§ **STATED TASK**
Quote the listing below in its entirety, omitting every image.

§ **RAW DATA**

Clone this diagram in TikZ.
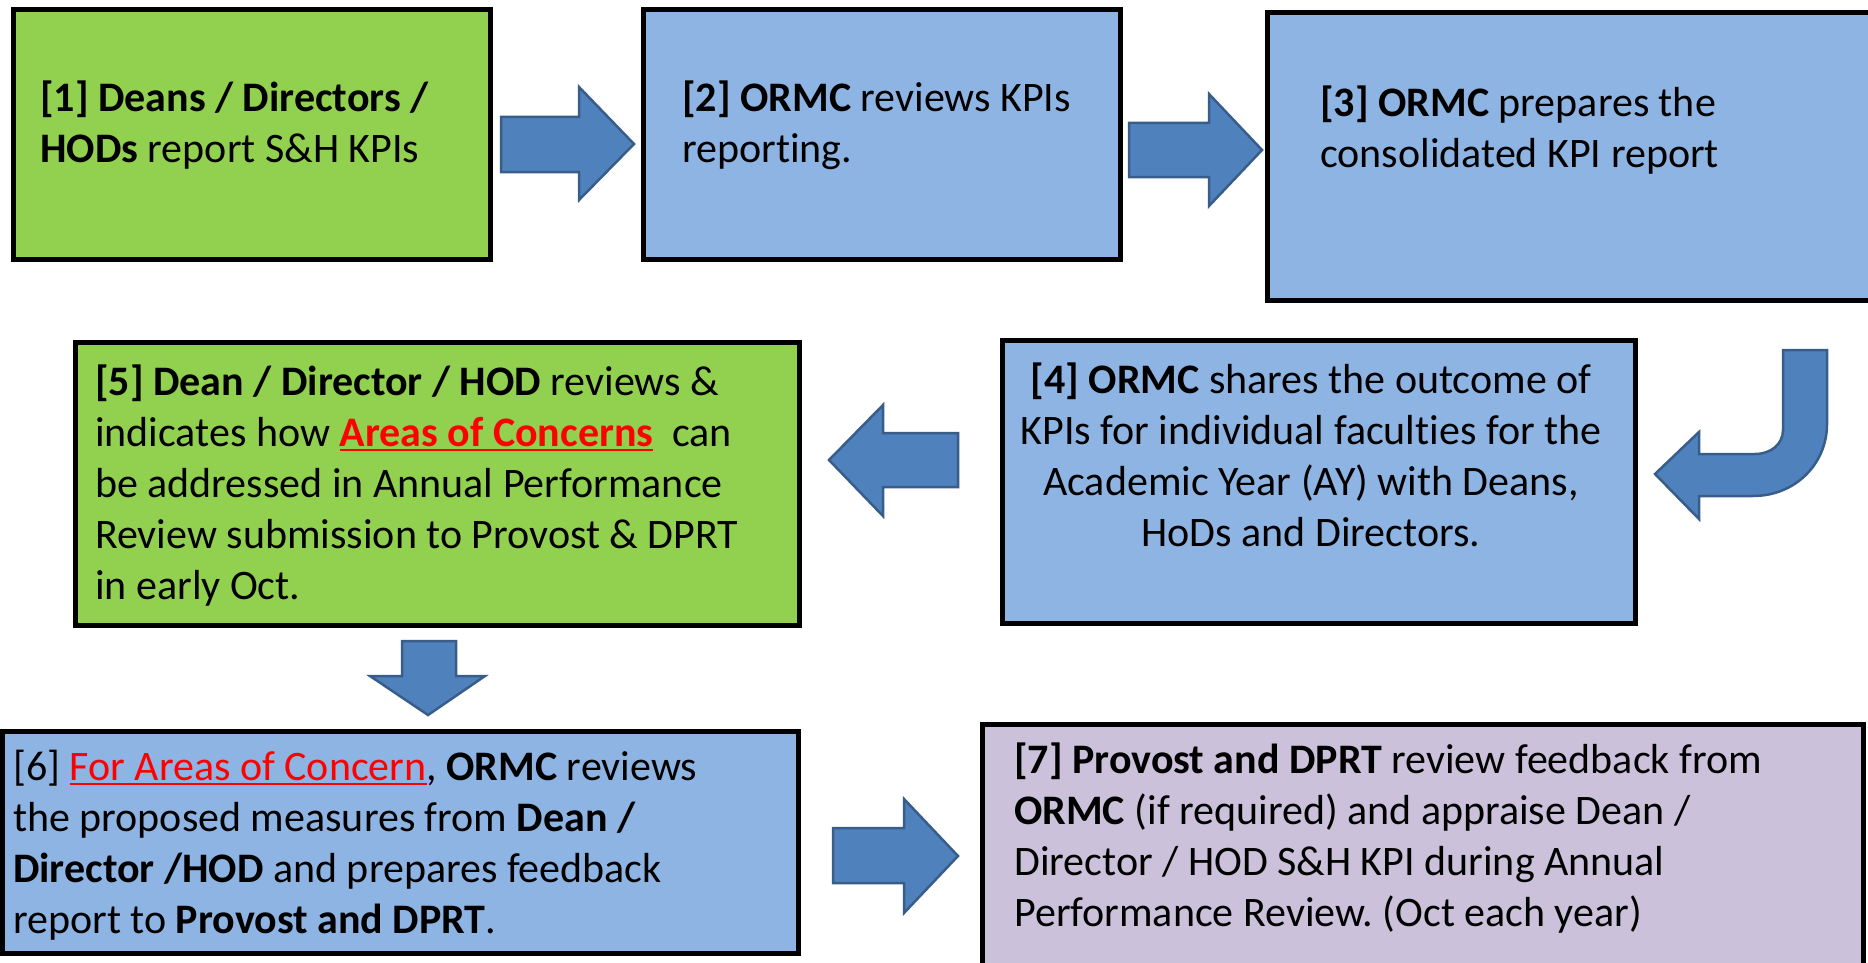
\documentclass[tikz,border=0pt]{standalone}
\usepackage{fontspec}
\setmainfont{Carlito}[Ligatures=NoCommon]
\frenchspacing
\definecolor{gfill}{HTML}{92D050}
\definecolor{bfill}{HTML}{8EB4E3}
\definecolor{pfill}{HTML}{CCC1DA}
\definecolor{afill}{HTML}{4F81BD}
\definecolor{aline}{HTML}{385D8A}
\definecolor{ured}{HTML}{FF0000}
\newsavebox\ulbox
\newcommand\redul[1]{\sbox\ulbox{\color{ured}#1}\rlap{\color{ured}\rule[-5pt]{\wd\ulbox}{2.5pt}}\usebox\ulbox}
\begin{document}
\begin{tikzpicture}[x=1pt,y=-1pt,
  box/.style={draw=black, line width=5pt, inner sep=0pt, shape=rectangle},
  txt/.style={anchor=base west, inner sep=0pt, align=left, font=\fontsize{42}{51}\selectfont},
  ctxt/.style={anchor=base, inner sep=0pt, align=center, font=\fontsize{42}{51}\selectfont},
  barrow/.style={fill=afill, draw=aline, line width=2.5pt, line join=miter}]
\useasboundingbox (0,0) rectangle (1868,963);
% boxes
\node[box, fill=gfill, minimum width=477pt, minimum height=250pt] (b1) at (252,134.5) {};
\node[box, fill=bfill, minimum width=477pt, minimum height=250pt] (b2) at (882,134.5) {};
\node[box, fill=bfill, minimum width=620pt, minimum height=288pt] (b3) at (1577.5,156.5) {};
\node[box, fill=bfill, minimum width=633pt, minimum height=283pt] (b4) at (1319,482) {};
\node[box, fill=gfill, minimum width=724pt, minimum height=283pt] (b5) at (437.5,484) {};
\node[box, fill=bfill, minimum width=796pt, minimum height=222pt] (b6) at (400.5,842.5) {};
\node[box, fill=pfill, minimum width=881pt, minimum height=260pt] (b7) at (1423,854.5) {};
% texts (anchored at the baseline of the last line)
\node[txt] (t1) at (40,162) {\textbf{[1] Deans / Directors /}\\\textbf{HODs} report S\&H KPIs};
\node[txt] (t2) at (682,162) {\textbf{[2] ORMC} reviews KPIs\\reporting.};
\node[txt] (t3) at (1320,167) {\textbf{[3] ORMC} prepares the\\consolidated KPI report};
\node[ctxt] (t4) at (1311,546) {\textbf{[4] ORMC} shares the outcome of\\KPIs for individual faculties for the\\Academic Year (AY) with Deans,\\HoDs and Directors.};
\node[txt] (t5) at (95,599) {\textbf{[5] Dean / Director / HOD} reviews \&\\indicates how \redul{\textbf{Areas of Concerns}}\ \ can\\be addressed in Annual Performance\\Review submission to Provost \& DPRT\\in early Oct.};
\node[txt] (t6) at (13,933) {[6] \redul{For Areas of Concern}, \textbf{ORMC} reviews\\the proposed measures from \textbf{Dean /}\\\textbf{Director /HOD} and prepares feedback\\report to \textbf{Provost and DPRT}.};
\node[txt] (t7) at (1014,926) {\textbf{[7] Provost and DPRT} review feedback from\\\textbf{ORMC} (if required) and appraise Dean /\\Director / HOD S\&H KPI during Annual\\Performance Review. (Oct each year)};
% block arrows
\draw[barrow] (501,117) -- (579,117) -- (579,87) -- (634,144) -- (579,200) -- (579,172) -- (501,172) -- cycle;
\draw[barrow] (1129,123) -- (1209,123) -- (1209,94) -- (1262,150) -- (1209,206) -- (1209,177) -- (1129,177) -- cycle;
\draw[barrow] (1783,350) -- (1827,350) -- (1827,424) .. controls (1827,464) and (1795,496) .. (1753,496) -- (1699,496) -- (1699,519) -- (1655,474) -- (1699,432) -- (1699,454) -- (1755,454) .. controls (1771,454) and (1783,444) .. (1783,430) -- cycle;
\draw[barrow] (958,433) -- (883,433) -- (883,405) -- (829,460) -- (883,516) -- (883,487) -- (958,487) -- cycle;
\draw[barrow] (402,641) -- (456,641) -- (456,676) -- (485,676) -- (428,715) -- (370,676) -- (402,676) -- cycle;
\draw[barrow] (833,828) -- (904,828) -- (904,799) -- (958,856) -- (904,913) -- (904,883) -- (833,883) -- cycle;
\end{tikzpicture}
\end{document}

§ **THE RESULT**
Clone this diagram in TikZ.
\documentclass[tikz,border=0pt]{standalone}
\usepackage{fontspec}
\setmainfont{Carlito}[Ligatures=NoCommon]
\frenchspacing
\definecolor{gfill}{HTML}{92D050}
\definecolor{bfill}{HTML}{8EB4E3}
\definecolor{pfill}{HTML}{CCC1DA}
\definecolor{afill}{HTML}{4F81BD}
\definecolor{aline}{HTML}{385D8A}
\definecolor{ured}{HTML}{FF0000}
\newsavebox\ulbox
\newcommand\redul[1]{\sbox\ulbox{\color{ured}#1}\rlap{\color{ured}\rule[-5pt]{\wd\ulbox}{2.5pt}}\usebox\ulbox}
\begin{document}
\begin{tikzpicture}[x=1pt,y=-1pt,
  box/.style={draw=black, line width=5pt, inner sep=0pt, shape=rectangle},
  txt/.style={anchor=base west, inner sep=0pt, align=left, font=\fontsize{42}{51}\selectfont},
  ctxt/.style={anchor=base, inner sep=0pt, align=center, font=\fontsize{42}{51}\selectfont},
  barrow/.style={fill=afill, draw=aline, line width=2.5pt, line join=miter}]
\useasboundingbox (0,0) rectangle (1868,963);
% boxes
\node[box, fill=gfill, minimum width=477pt, minimum height=250pt] (b1) at (252,134.5) {};
\node[box, fill=bfill, minimum width=477pt, minimum height=250pt] (b2) at (882,134.5) {};
\node[box, fill=bfill, minimum width=620pt, minimum height=288pt] (b3) at (1577.5,156.5) {};
\node[box, fill=bfill, minimum width=633pt, minimum height=283pt] (b4) at (1319,482) {};
\node[box, fill=gfill, minimum width=724pt, minimum height=283pt] (b5) at (437.5,484) {};
\node[box, fill=bfill, minimum width=796pt, minimum height=222pt] (b6) at (400.5,842.5) {};
\node[box, fill=pfill, minimum width=881pt, minimum height=260pt] (b7) at (1423,854.5) {};
% texts (anchored at the baseline of the last line)
\node[txt] (t1) at (40,162) {\textbf{[1] Deans / Directors /}\\\textbf{HODs} report S\&H KPIs};
\node[txt] (t2) at (682,162) {\textbf{[2] ORMC} reviews KPIs\\reporting.};
\node[txt] (t3) at (1320,167) {\textbf{[3] ORMC} prepares the\\consolidated KPI report};
\node[ctxt] (t4) at (1311,546) {\textbf{[4] ORMC} shares the outcome of\\KPIs for individual faculties for the\\Academic Year (AY) with Deans,\\HoDs and Directors.};
\node[txt] (t5) at (95,599) {\textbf{[5] Dean / Director / HOD} reviews \&\\indicates how \redul{\textbf{Areas of Concerns}}\ \ can\\be addressed in Annual Performance\\Review submission to Provost \& DPRT\\in early Oct.};
\node[txt] (t6) at (13,933) {[6] \redul{For Areas of Concern}, \textbf{ORMC} reviews\\the proposed measures from \textbf{Dean /}\\\textbf{Director /HOD} and prepares feedback\\report to \textbf{Provost and DPRT}.};
\node[txt] (t7) at (1014,926) {\textbf{[7] Provost and DPRT} review feedback from\\\textbf{ORMC} (if required) and appraise Dean /\\Director / HOD S\&H KPI during Annual\\Performance Review. (Oct each year)};
% block arrows
\draw[barrow] (501,117) -- (579,117) -- (579,87) -- (634,144) -- (579,200) -- (579,172) -- (501,172) -- cycle;
\draw[barrow] (1129,123) -- (1209,123) -- (1209,94) -- (1262,150) -- (1209,206) -- (1209,177) -- (1129,177) -- cycle;
\draw[barrow] (1783,350) -- (1827,350) -- (1827,424) .. controls (1827,464) and (1795,496) .. (1753,496) -- (1699,496) -- (1699,519) -- (1655,474) -- (1699,432) -- (1699,454) -- (1755,454) .. controls (1771,454) and (1783,444) .. (1783,430) -- cycle;
\draw[barrow] (958,433) -- (883,433) -- (883,405) -- (829,460) -- (883,516) -- (883,487) -- (958,487) -- cycle;
\draw[barrow] (402,641) -- (456,641) -- (456,676) -- (485,676) -- (428,715) -- (370,676) -- (402,676) -- cycle;
\draw[barrow] (833,828) -- (904,828) -- (904,799) -- (958,856) -- (904,913) -- (904,883) -- (833,883) -- cycle;
\end{tikzpicture}
\end{document}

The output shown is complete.